Now he is fully involved in his major reform initiative in the shape of a Global Synod. For the past year, the billion plus Catholics have engaged in a listening exercise and responding to a questionnaire on issues the church faces everywhere: the role of women in leadership, the future of a celibate and married priesthood, divorce and remarriage and many more.

It is the greatest consultative exercise the world has witnessed and currently the faithful's responses are being collated in Rome, in preparation for a further round of consultations.

Francis is comfortable with not having all the answers; a prerequisite for any dialogue exercise. He has exercised caution on the Ukraine war, offering instead to visit both Kiev and Moscow. This week he acknowledged that the law on compulsory celibacy for priesthood might change. On the subject of gays in the church, he asks who is he to judge while calling for the decriminalisation of homosexuality.
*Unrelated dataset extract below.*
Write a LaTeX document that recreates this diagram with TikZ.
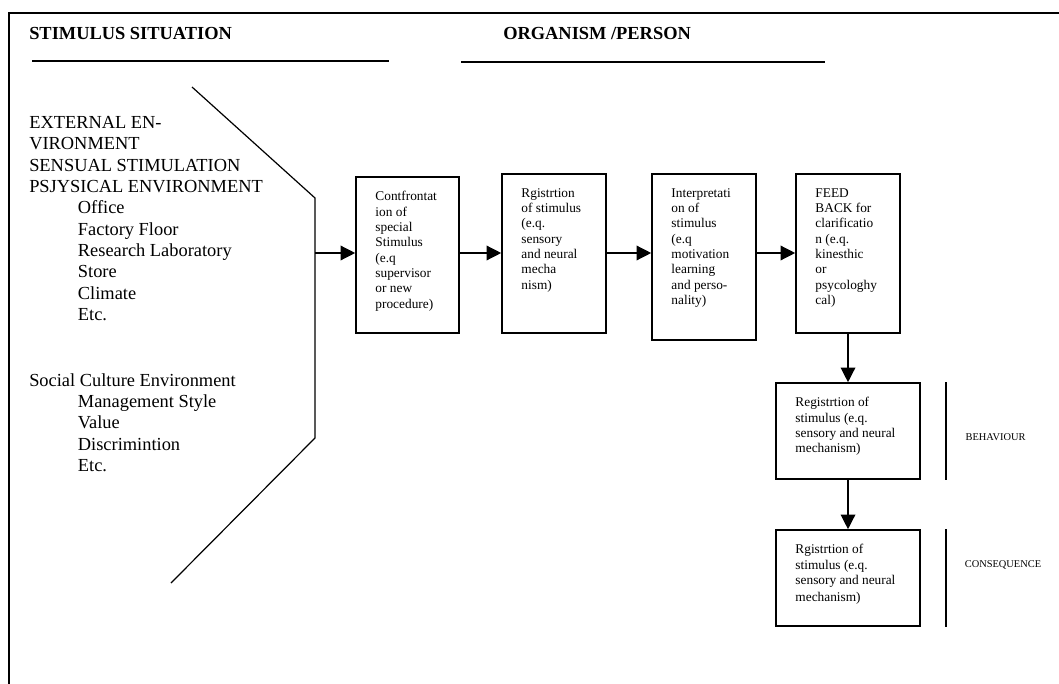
\documentclass[tikz,border=0pt]{standalone}
\usepackage{fontspec}
\setmainfont{Liberation Serif}
\usetikzlibrary{arrows.meta,calc,positioning}
\newcommand{\pxunit}{0.75pt}
\newcommand{\ind}{\hspace*{36.5pt}}
\tikzset{
    framesty/.style={line width=1.1pt},
    rulesty/.style={line width=1.1pt},
    polysty/.style={line width=0.9pt},
    headsty/.style={font=\fontsize{13.8}{16}\selectfont\bfseries, anchor=base west, inner sep=0pt},
    leftsty/.style={font=\fontsize{13.8}{16}\selectfont, anchor=north west, align=left, inner sep=0pt},
    boxsty/.style={draw, line width=1.2pt, rectangle, inner sep=0pt},
    txtsty/.style={font=\fontsize{10}{11.5}\selectfont, anchor=north west, align=left, inner sep=0pt},
    lblsty/.style={font=\fontsize{7.8}{9}\selectfont, inner sep=0pt},
    arrsty/.style={->, line width=1pt},
    barsty/.style={line width=1.1pt},
}

\begin{document}
\begin{tikzpicture}[x=\pxunit, y=-\pxunit, >={Triangle[length=11pt,width=11pt]}]
\useasboundingbox (0,0) rectangle (1059,684);

% frame
\draw[framesty] (9,684) -- (9,13) -- (1059,13);

% headings
\node[headsty] (hstim) at (29,40) {STIMULUS SITUATION};
\node[headsty] (horg) at (503,40) {ORGANISM /PERSON};
\draw[rulesty] (32,61) -- (389,61);
\draw[rulesty] (461,62) -- (825,62);

% stimulus situation
\coordinate (p1) at (192,87);
\coordinate (p2) at (315,198);
\coordinate (p3) at (315,438);
\coordinate (p4) at (171,583);
\coordinate (out) at (315,253);
\draw[polysty] (p1) -- (p2) -- (p3) -- (p4);

\node[leftsty] (env) at (29,116) {EXTERNAL EN-\\
VIRONMENT\\
SENSUAL STIMULATION\\
PSJYSICAL ENVIRONMENT\\
\ind Office\\
\ind Factory Floor\\
\ind Research Laboratory\\
\ind Store\\
\ind Climate\\
\ind Etc.};

\node[leftsty] (soc) at (29,373) {Social Culture Environment\\
\ind Management Style\\
\ind Value\\
\ind Discrimintion\\
\ind Etc.};

% organism / person
\node[boxsty, minimum width=103*\pxunit, minimum height=156*\pxunit] (conf) at (407.5,255) {};
\node[boxsty, minimum width=104*\pxunit, minimum height=159*\pxunit] (regi) at (554,253.5) {};
\node[boxsty, minimum width=104*\pxunit, minimum height=166*\pxunit] (intp) at (704,257) {};
\node[boxsty, minimum width=104*\pxunit, minimum height=159*\pxunit] (feed) at (848,253.5) {};
\node[boxsty, minimum width=144*\pxunit, minimum height=96*\pxunit] (behv) at (848,431) {};
\node[boxsty, minimum width=144*\pxunit, minimum height=96*\pxunit] (cons) at (848,578) {};

\node[txtsty] (tconf) at ([xshift=20*\pxunit,yshift=-15*\pxunit]conf.north west) {Contfrontat\\ ion of\\ special\\ Stimulus\\ (e.q\\ supervisor\\ or new\\ procedure)};
\node[txtsty] (tregi) at ([xshift=20*\pxunit,yshift=-15*\pxunit]regi.north west) {Rgistrtion\\ of stimulus\\ (e.q.\\ sensory\\ and neural\\ mecha\\ nism)};
\node[txtsty] (tintp) at ([xshift=20*\pxunit,yshift=-15*\pxunit]intp.north west) {Interpretati\\ on of\\ stimulus\\ (e.q\\ motivation\\ learning\\ and perso-\\ nality)};
\node[txtsty] (tfeed) at ([xshift=20*\pxunit,yshift=-15*\pxunit]feed.north west) {FEED\\ BACK for\\ clarificatio\\ n (e.q.\\ kinesthic\\ or\\ psycologhy\\ cal)};
\node[txtsty] (tbehv) at ([xshift=20*\pxunit,yshift=-15*\pxunit]behv.north west) {Registrtion of\\ stimulus (e.q.\\ sensory and neural\\ mechanism)};
\node[txtsty] (tcons) at ([xshift=20*\pxunit,yshift=-15*\pxunit]cons.north west) {Rgistrtion of\\ stimulus (e.q.\\ sensory and neural\\[1.5pt] mechanism)};

\draw[arrsty] (out) -- (out -| conf.west);
\draw[arrsty] (out -| conf.east) -- (out -| regi.west);
\draw[arrsty] (out -| regi.east) -- (out -| intp.west);
\draw[arrsty] (out -| intp.east) -- (out -| feed.west);
\draw[arrsty] (feed.south) -- (behv.north);
\draw[arrsty] (behv.south) -- (cons.north);

% side labels
\draw[barsty] ([xshift=25*\pxunit]behv.north east) -- ([xshift=25*\pxunit]behv.south east);
\draw[barsty] ([xshift=25*\pxunit]cons.north east) -- ([xshift=25*\pxunit]cons.south east);
\node[lblsty] (lbehv) at (995.5,437) {BEHAVIOUR};
\node[lblsty] (lcons) at (1003,565) {CONSEQUENCE};

\end{tikzpicture}
\end{document}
Nearer home, however, local prelates last week blatantly claimed that, "LGBTQ ideology seeks to destroy life and is an attack on humanity... undermining the dignity of life".

Harsh, condemnatory language, yet the Catholic Catechism states that "Homosexuals must be treated with respect, compassion and sensitivity" (No 2358).

These are just a few of the many questions the Synod will face. The challenge is to find a balance between fidelity to the Gospel and responding to the pastoral context in which people live. In other words, to distinguish between essentials and incidentals. He needs to guide the reform path while ensuring no schisms take place. Yet, the 86-year-old does instill confidence that he can pull this off.